Founders, she says, should be focused on building the product, building the team and getting money in the bank. Anything else should be subject to a cost-benefit analysis—including time spent on finance.
At that stage, hiring a bookkeeper to do the work, while taking time to oversee it, makes sense, says Brett Galloway, a former Cisco executive who is now angel investor and CEO of AttackIQ.
I don’t necessarily want the CEO spending time on balancing the checkbook or preparing financial reports
“And as a founder, I always wanted someone independent keeping the books. That way, there’s someone for potential investors to call to know there’s no funny business going on.”
Managing growing revenue and financial complexity
As your business grows in complexity and you start thinking about attracting venture capital, staying on top of your finances will take more effort and more help. Besides basic bookkeeping and accounting, which will have to meet strict regulatory standards, you’ll be dealing with increasingly convoluted tax filings, appraisals of your company’s value, budgeting, forecasting and keeping track of your burn rate. You’ll have to be on top of critical business metrics, such as the cost of customer acquisition, the lifetime value of a customer and your break-even point.
How quickly that complexity grows will depend on your particular business.
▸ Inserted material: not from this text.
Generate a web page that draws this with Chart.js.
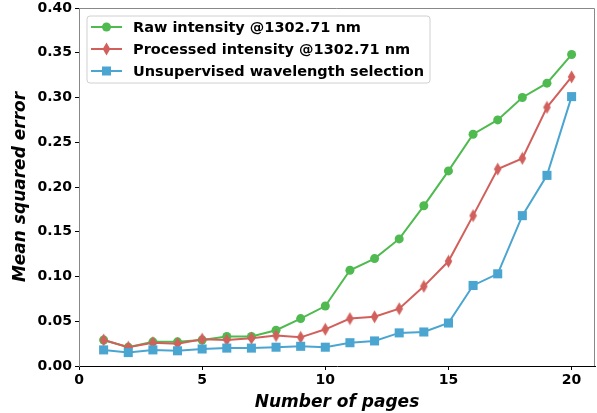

Are you developing an iPhone game with some friends, or building a hardware product that relies on a global supply chain and that will sell in multiple countries?
There are plenty of “temp-CFO” services which will provide one for a part-time engagement or even by the hour.
there are plenty of “temp-CFO” services
Understanding your startup's finances will boost your pitches
The hands-on work you did early on will go a long ways toward helping you understand how your business works operationally, which in turn will help you understand what your head of finance is up to. “It’s more than just numbers on a page,” Sankauskas says. “It builds the groundwork for understanding the levers you can tweak when it comes time for your Series A.”
For instance, you might use an aggressive forecast when pitching your business to investors, modeling that it will take four engineers six months to build a feature. But you should also understand what your business would look like if it takes five engineers eight months to build the feature.
What the VC is looking for is proof that you understand what a financial model is and how it works
“They’re not going to take your forecast as gospel.”
If you don’t understand the variables that make up a financial forecast, you might not realize that there are other levers to pull to get the same results over time. That can lead to extra stress or bad decision making when a forecast proves incorrect, which it likely will.
Tips for self-accounting your startup
As you pick a finance professional to work with, expertise and trust are paramount. You can see that a big part of your finance person’s job will be to teach you all these variables.
But there’s something else you shouldn’t overlook: continuity. Your engineers, product managers and salespeople may come and go, says Jordan. But when it comes to finance, having an expert who understands your business intricately and through all its phases is critical.
Even if you’re outsourcing finance you should have someone that’s going to stay with you for two to four years
That longevity was in Woock’s mind when he hired his former colleague as head of finance. “It was important to have someone I trusted, that would provide some continuity,” Woock says. That trusted colleague remains at Pinger, where he is now CFO.
The takeaway
You may choose different approaches to finance at various points—from DIY to hiring experts. But the key is that you stay close enough to understand how to add value at key points without getting too bogged down in the minutiae.